>> begin TASK MATERIAL
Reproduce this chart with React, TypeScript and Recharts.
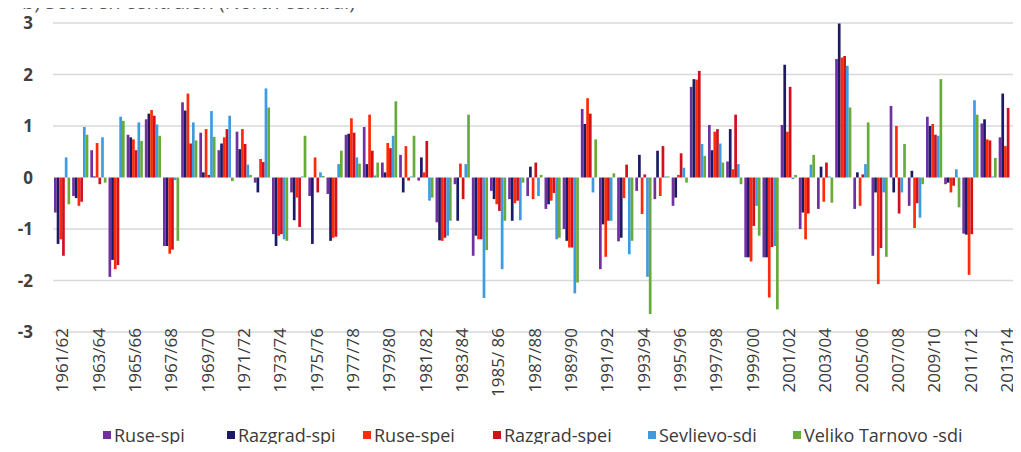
import { BarChart, Bar, XAxis, YAxis, CartesianGrid } from "recharts";

const seasons = [
  "1961/62", "1962/63", "1963/64", "1964/65", "1965/66", "1966/67", "1967/68", "1968/69",
  "1969/70", "1970/71", "1971/72", "1972/73", "1973/74", "1974/75", "1975/76", "1976/77",
  "1977/78", "1978/79", "1979/80", "1980/81", "1981/82", "1982/83", "1983/84", "1984/85",
  "1985/ 86", "1986/87", "1987/88", "1988/89", "1989/90", "1990/91", "1991/92", "1992/93",
  "1993/94", "1994/95", "1995/96", "1996/97", "1997/98", "1998/99", "1999/00", "2000/01",
  "2001/02", "2002/03", "2003/04", "2004/05", "2005/06", "2006/07", "2007/08", "2008/09",
  "2009/10", "2010/11", "2011/12", "2012/13", "2013/14", "2014/15",
];

const ruseSpi = [
  -0.68, -0.36, 0.53, -1.93, 0.83, 1.13, -1.33, 1.46, 0.87, 0.53, 0.89, -0.1, -1.1, -0.29,
  -0.36, -0.32, 0.83, 0.98, 0.29, 0.44, -0.06, -0.87, -0.13, -1.52, -0.26, -0.42, -0.36,
  -0.61, -1.0, 1.33, -1.78, -1.24, -0.26, -0.42, -0.55, 1.76, 1.02, 0.31, -1.55, -1.55,
  1.02, -1.0, -0.61, 2.3, -0.61, -1.52, 1.39, -0.55, 1.18, -0.13, -1.09, 1.05, 0.78, 1.77,
];

const razgradSpi = [
  -1.29, -0.4, 0.02, -1.6, 0.78, 1.24, -1.33, 1.3, 0.1, 0.66, 0.55, -0.29, -1.33, -0.83,
  -1.29, -1.23, 0.85, 0.26, 0.1, -0.29, 0.39, -1.22, -0.84, -1.13, -0.42, -0.84, 0.21,
  -0.52, -1.23, 1.04, -0.91, -1.17, 0.44, 0.52, -0.39, 1.91, 0.53, 0.94, -1.55, -1.55,
  2.19, -0.68, 0.21, 2.99, 0.1, -0.29, -0.29, 0.13, 1.0, -0.1, -1.11, 1.13, 1.63, 1.4,
];

const ruseSpei = [
  -1.2, -0.55, 0.67, -1.78, 0.74, 1.31, -1.48, 1.63, 0.94, 0.78, 0.94, 0.36, -1.13, -0.39,
  0.39, -1.17, 1.15, 1.22, 0.67, 0.61, 0.1, -1.23, 0.27, -1.2, -0.52, -0.5, -0.42, -0.45,
  -1.36, 1.54, -1.54, -0.4, -0.71, -0.36, 0.05, 1.9, 0.89, 0.16, -1.63, -2.33, 0.89, -1.2,
  -0.47, 2.33, -0.55, -2.07, 1.0, -0.98, 1.04, -0.29, -1.89, 0.74, 0.61, 1.5,
];

const razgradSpei = [
  -1.52, -0.47, -0.13, -1.7, 0.53, 1.2, -1.4, 0.66, 0.05, 0.94, 0.65, 0.3, -1.1, -0.96,
  -0.29, -1.15, 0.87, 0.52, 0.57, -0.06, 0.71, -1.17, -0.42, -1.2, -0.65, -0.45, 0.29,
  -0.3, -1.36, 1.24, -0.84, 0.25, 0.06, 0.61, 0.47, 2.07, 0.94, 1.22, -0.94, -1.35, 1.76,
  -0.7, 0.29, 2.36, 0.06, -1.37, -0.7, -0.5, 0.83, -0.16, -1.1, 0.72, 1.35, 1.3,
];

const sevlievoSdi = [
  0.39, 0.98, 0.78, 1.18, 1.07, 1.03, -0.05, 1.07, 1.29, 1.2, 0.25, 1.73, -1.2, 0.02, 0.1,
  0.26, 0.39, 0.04, 0.81, 0.02, -0.45, -1.13, 0.26, -2.34, -1.78, -0.83, -0.36, -1.2,
  -2.25, -0.29, -0.84, -1.49, -1.93, 0.02, 0.19, 0.65, 0.66, 0.26, -0.55, -1.33, -0.03,
  0.25, 0.02, 2.17, 0.26, -0.29, -0.29, -0.78, 0.81, 0.16, 1.5, 0.02, 0.0, 1.0,
];

const velikoTarnovoSdi = [
  -0.52, 0.83, -0.1, 1.1, 0.71, 0.81, -1.23, 0.72, 0.79, -0.07, 0.05, 1.36, -1.23, 0.81,
  0.03, 0.52, 0.27, 0.29, 1.48, 0.81, -0.39, -0.84, 1.22, -1.41, -0.84, -0.1, 0.05, -1.17,
  -2.04, 0.74, 0.08, -1.23, -2.65, 0.02, -0.1, 0.42, 0.29, -0.13, -1.13, -2.56, 0.05, 0.44,
  -0.49, 1.36, 1.07, -1.54, 0.65, -0.13, 1.91, -0.58, 1.22, 0.38, 0.0, 1.2,
];

const yTicks = [-3, -2, -1, 0, 1, 2, 3];

const series = [
  { key: "ruseSpi", name: "Ruse-spi", color: "#7030a0" },
  { key: "razgradSpi", name: "Razgrad-spi", color: "#1c1a66" },
  { key: "ruseSpei", name: "Ruse-spei", color: "#ff2a08" },
  { key: "razgradSpei", name: "Razgrad-spei", color: "#d0101a" },
  { key: "sevlievoSdi", name: "Sevlievo-sdi", color: "#3f9be0" },
  { key: "velikoTarnovoSdi", name: "Veliko Tarnovo -sdi", color: "#68ab3a" },
];

const data = seasons.map((season, i) => ({
  season,
  ruseSpi: ruseSpi[i],
  razgradSpi: razgradSpi[i],
  ruseSpei: ruseSpei[i],
  razgradSpei: razgradSpei[i],
  sevlievoSdi: sevlievoSdi[i],
  velikoTarnovoSdi: velikoTarnovoSdi[i],
}));

const FONT = "'Open Sans', 'Noto Sans', sans-serif";
const legendLeft = [103, 227, 363, 493, 648, 793];

function SeasonTick({ x, y, payload }: any) {
  return (
    <g transform={`translate(${x},${y - 12})`}>
      <text
        transform="rotate(-90)"
        textAnchor="end"
        dy="0.36em"
        fontSize={17}
        fontFamily={FONT}
        fill="#3a3a3a"
      >
        {payload.value}
      </text>
    </g>
  );
}

function ValueTick({ y, payload }: any) {
  return (
    <text
      x={33}
      y={y}
      dy="0.36em"
      textAnchor="end"
      fontSize={17}
      fontWeight={700}
      fontFamily={FONT}
      fill="#404040"
    >
      {payload.value}
    </text>
  );
}

export default function App() {
  return (
    <div
      style={{
        margin: -8,
        width: 1021,
        height: 452,
        overflow: "hidden",
        position: "relative",
        background: "#fff",
      }}
    >
      <div style={{ position: "absolute", left: 0, top: 0 }}>
        <BarChart
          width={1049}
          height={452}
          data={data}
          margin={{ top: 23, right: 15, left: 0, bottom: 0 }}
          barGap={0}
        >
          <CartesianGrid
            vertical={false}
            horizontalValues={[-3, -2, -1, 1, 2, 3]}
            stroke="#d9d9d9"
            strokeWidth={1.5}
          />
          <XAxis
            dataKey="season"
            interval={1}
            height={120}
            tickLine={false}
            axisLine={false}
            tick={<SeasonTick />}
          />
          <YAxis
            domain={[-3, 3]}
            ticks={yTicks}
            width={53}
            tickLine={false}
            axisLine={false}
            tick={<ValueTick />}
          />
          {series.map((s) => (
            <Bar
              key={s.key}
              dataKey={s.key}
              name={s.name}
              fill={s.color}
              barSize={2.7}
              isAnimationActive={false}
            />
          ))}
        </BarChart>
      </div>

      {/* heading sits partly above the top edge */}
      <div
        style={{
          position: "absolute",
          left: 22,
          top: -10,
          fontFamily: FONT,
          fontSize: 20,
          lineHeight: "24px",
          color: "#555",
          whiteSpace: "nowrap",
        }}
      >
        b) Severen centralen (North central)
      </div>

      {series.map((s, i) => (
        <div
          key={s.key}
          style={{
            position: "absolute",
            left: legendLeft[i],
            top: 425,
            height: 20,
            display: "flex",
            alignItems: "center",
            fontFamily: FONT,
            fontSize: 18,
            color: "#3a3a3a",
            whiteSpace: "nowrap",
            lineHeight: "20px",
          }}
        >
          <span
            style={{
              display: "inline-block",
              width: 8,
              height: 8,
              background: s.color,
              marginRight: 3,
            }}
          />
          {s.name}
        </div>
      ))}
    </div>
  );
}
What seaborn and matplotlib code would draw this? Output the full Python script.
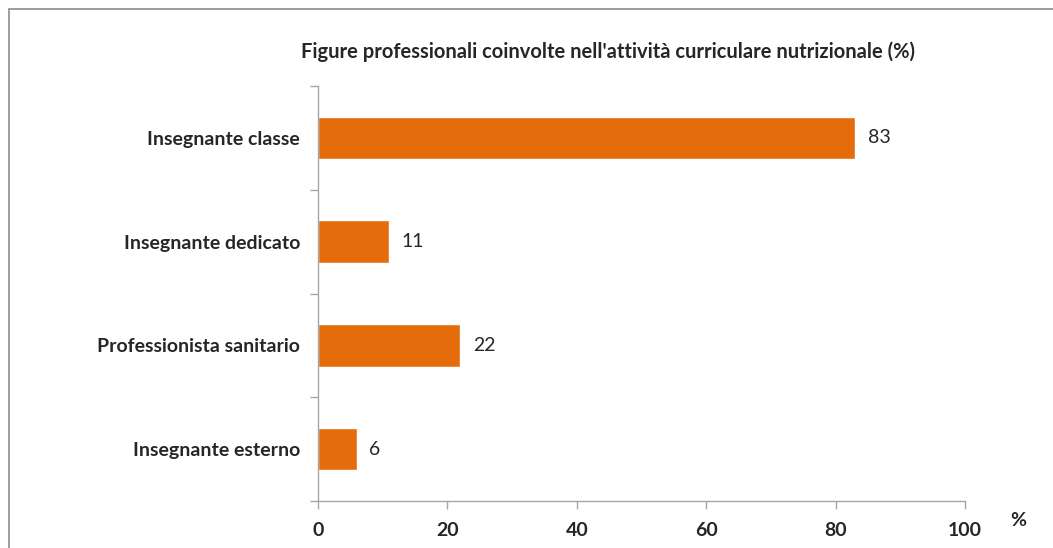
>> end TASK MATERIAL
— WRITTEN REQUEST —
Write out again exactly the lines from the start of the data above through the line containing "XAxis, YAxis, CartesianGrid", inclusive, excluding any pictures.

— EXERCISE SOLUTION —
Reproduce this chart with React, TypeScript and Recharts.
import { BarChart, Bar, XAxis, YAxis, CartesianGrid } from "recharts";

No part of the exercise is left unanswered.